Plato: Searching for a “Higher Sexuality.”

Plato however had no problem with same-sex loves, and in fact explains it. As contemporary philosopher Martha C. Nussbaum observes Plato’s dialogues (in particular the Symposium and the Phaedrus) contain several speeches that put male-male love in a positive light, seeing it as means of helping the lovers find the meaning of friendship, the good and the beautiful.

Attraction to a beautiful body was the impetus to going beyond just the physical to the higher realm of the Forms, the ultimate archetypes that constitute Ideal Beauty and the Good. However sex merely for sex’s sake was rejected by Plato.

Like Lucretius, he warns of the power of images—poetic images—to foster these feelings that cause discontent and misery (The Republic). One of the speeches in the Symposium by Pausanias criticizes lovers who seek only physical gratification and praises those who seek a deeper spiritual communion.

Kant and “Family Values”

Kant also finds sex for purely personal gratification unacceptable. All sex outside of marriage is morally unacceptable: people should be treated as ends not means.

Consensual sex outside of marriage because the lovers “make of humanity an instrument for the satisfaction of their lusts…” degrades humans. Thus only sex within a marriage, where the partners give the whole of themselves—“person, body and soul for good and ill—in a “union of human beings,” can avoid degrading the partners. “This is where “higher sexuality” can be found.
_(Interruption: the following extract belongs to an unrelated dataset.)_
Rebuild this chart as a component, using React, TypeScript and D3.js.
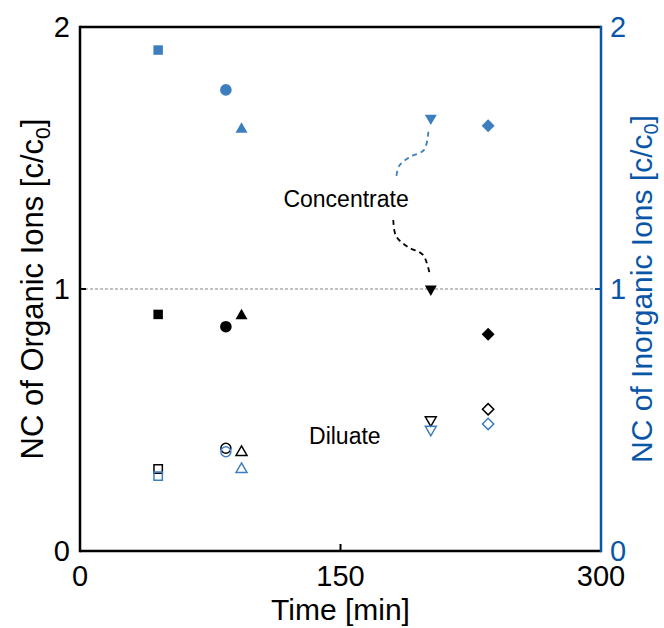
import React from 'react';
import * as d3 from 'd3';

// sampling times [min] and the marker used for each time
const times = [45, 84, 93, 202, 235];
const shapes = ['square', 'circle', 'triangleUp', 'triangleDown', 'diamond'];

// normalised concentrations c/c0
const concInorganic = [1.912, 1.76, 1.61, 1.652, 1.623];
const concOrganic = [0.903, 0.856, 0.898, 1.0, 0.827];
const dilOrganic = [0.313, 0.392, 0.377, 0.5, 0.541];
const dilInorganic = [0.286, 0.379, 0.312, 0.464, 0.485];

const xTicks = [0, 150, 300];
const yTicks = [0, 1, 2];

// annotation arrows, in data units [time, c/c0]
const blueArrow = [[200.6, 1.6], [198.1, 1.531], [190.0, 1.504], [183.7, 1.469], [182.0, 1.419]];
const blackArrow = [[180.4, 1.263], [182.0, 1.202], [188.9, 1.16], [197.5, 1.13], [201.5, 1.053]];

const FONT = '"Liberation Sans", Arial, Helvetica, sans-serif';
const BLUE = '#3d7ebf';
const AXIS_BLUE = '#0a56a6';

function symbolPath(shape: string, filled: boolean) {
  const s = filled
    ? { square: 90, circle: 106, triangleUp: 62, triangleDown: 62, diamond: 84 }
    : { square: 70, circle: 78, triangleUp: 52, triangleDown: 52, diamond: 64 };
  let type: any = d3.symbolSquare;
  if (shape === 'circle') type = d3.symbolCircle;
  if (shape === 'triangleUp' || shape === 'triangleDown') type = d3.symbolTriangle;
  return d3.symbol().type(type).size((s as any)[shape])() as string;
}

function rotation(shape: string) {
  if (shape === 'triangleDown') return 180;
  if (shape === 'diamond') return 45;
  return 0;
}

export default function App() {
  const margin = { top: 27, right: 63, bottom: 77, left: 80 };
  const width = 664;
  const height = 628;

  const x = d3.scaleLinear().domain([0, 300]).range([margin.left, width - margin.right]);
  const y = d3.scaleLinear().domain([0, 2]).range([height - margin.bottom, margin.top]);
  const yRight = d3.scaleLinear().domain([0, 2]).range([height - margin.bottom, margin.top]);

  const line = d3
    .line<number[]>()
    .x(d => x(d[0]))
    .y(d => y(d[1]))
    .curve(d3.curveCatmullRom);

  const x0 = x.range()[0];
  const x1 = x.range()[1];
  const y0 = y.range()[0];
  const y1 = y.range()[1];

  const markers = (values: number[], scale: any, color: string, filled: boolean, key: string) =>
    values.map((v, i) => (
      <path
        key={key + i}
        d={symbolPath(shapes[i], filled)}
        transform={'translate(' + x(times[i]) + ',' + scale(v) + ') rotate(' + rotation(shapes[i]) + ')'}
        fill={filled ? color : 'none'}
        stroke={color}
        strokeWidth={filled ? 0 : 1.5}
      />
    ));

  return (
    <svg width={width} height={height} style={{ position: 'absolute', left: 0, top: 0 }} fontFamily={FONT}>
      <rect width={width} height={height} fill="#fff" />

      {/* reference line at c/c0 = 1 */}
      <line x1={x0} x2={x1} y1={y(1)} y2={y(1)} stroke="#666" strokeWidth={0.8} strokeDasharray="3,2" />

      {/* annotation arrows */}
      <path d={line(blueArrow) as string} fill="none" stroke={BLUE} strokeWidth={1.8} strokeDasharray="5,4" />
      <path d={line(blackArrow) as string} fill="none" stroke="#000" strokeWidth={1.8} strokeDasharray="5,4" />

      <text x={x(153.2)} y={y(1.314)} fontSize={23} textAnchor="middle">Concentrate</text>
      <text x={x(152.5)} y={y(0.41)} fontSize={23} textAnchor="middle">Diluate</text>

      {markers(concInorganic, yRight, BLUE, true, 'ci')}
      {markers(concOrganic, y, '#000', true, 'co')}
      {markers(dilOrganic, y, '#000', false, 'do')}
      {markers(dilInorganic, yRight, BLUE, false, 'di')}

      {/* frame */}
      <line x1={x0} x2={x1} y1={y1} y2={y1} stroke="#000" strokeWidth={2.5} />
      <line x1={x0} x2={x1} y1={y0} y2={y0} stroke="#000" strokeWidth={2.5} />
      <line x1={x0} x2={x0} y1={y1 - 1.25} y2={y0 + 1.25} stroke="#000" strokeWidth={2.5} />
      <line x1={x1} x2={x1} y1={y1 - 1.25} y2={y0 + 1.25} stroke={AXIS_BLUE} strokeWidth={2.5} />

      {/* ticks */}
      {xTicks.slice(1, -1).map(t => (
        <line key={'xt' + t} x1={x(t)} x2={x(t)} y1={y0} y2={y0 - 7} stroke="#000" strokeWidth={2} />
      ))}
      {yTicks.slice(1, -1).map(t => (
        <g key={'yt' + t}>
          <line x1={x0} x2={x0 + 6} y1={y(t)} y2={y(t)} stroke="#000" strokeWidth={2} />
          <line x1={x1} x2={x1 - 6} y1={yRight(t)} y2={yRight(t)} stroke={AXIS_BLUE} strokeWidth={2} />
        </g>
      ))}

      {/* tick labels */}
      {xTicks.map(t => (
        <text key={'xl' + t} x={x(t)} y={y0 + 35} fontSize={29} textAnchor="middle">{t}</text>
      ))}
      {yTicks.map(t => (
        <text key={'yl' + t} x={x0 - 10} y={y(t)} dy="0.36em" fontSize={29} textAnchor="end">{t}</text>
      ))}
      {yTicks.map(t => (
        <text key={'yr' + t} x={x1 + 9} y={yRight(t)} dy="0.36em" fontSize={29} textAnchor="start" fill={AXIS_BLUE}>{t}</text>
      ))}

      {/* axis titles */}
      <text x={x(150)} y={620} fontSize={30} textAnchor="middle">Time [min]</text>
      <text transform={'translate(43,' + y(1) + ') rotate(-90)'} fontSize={31} textAnchor="middle">
        NC of Organic Ions [c/c<tspan fontSize={21} dy={7}>0</tspan><tspan dy={-7}>]</tspan>
      </text>
      <text transform={'translate(652,' + yRight(1) + ') rotate(-90)'} fontSize={30} textAnchor="middle" fill={AXIS_BLUE}>
        NC of Inorganic Ions [c/c<tspan fontSize={20} dy={6}>0</tspan><tspan dy={-6}>]</tspan>
      </text>
    </svg>
  );
}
Sex between members of the same sex is also degrading for Kant because the end of sex is “to preserve the species [echoing Schopenhauer] without debasing the person.”

Same-sex sex does not meet this test hence “humanity is dishonored” thereby. Likewise for prostitution: because a person is used to satisfy another’s lust for profit it degrades humanity.

There is no recognition by Kant of sex as either an act of love separate from procreation or when sex in a marriage is forced. (“marital rape”).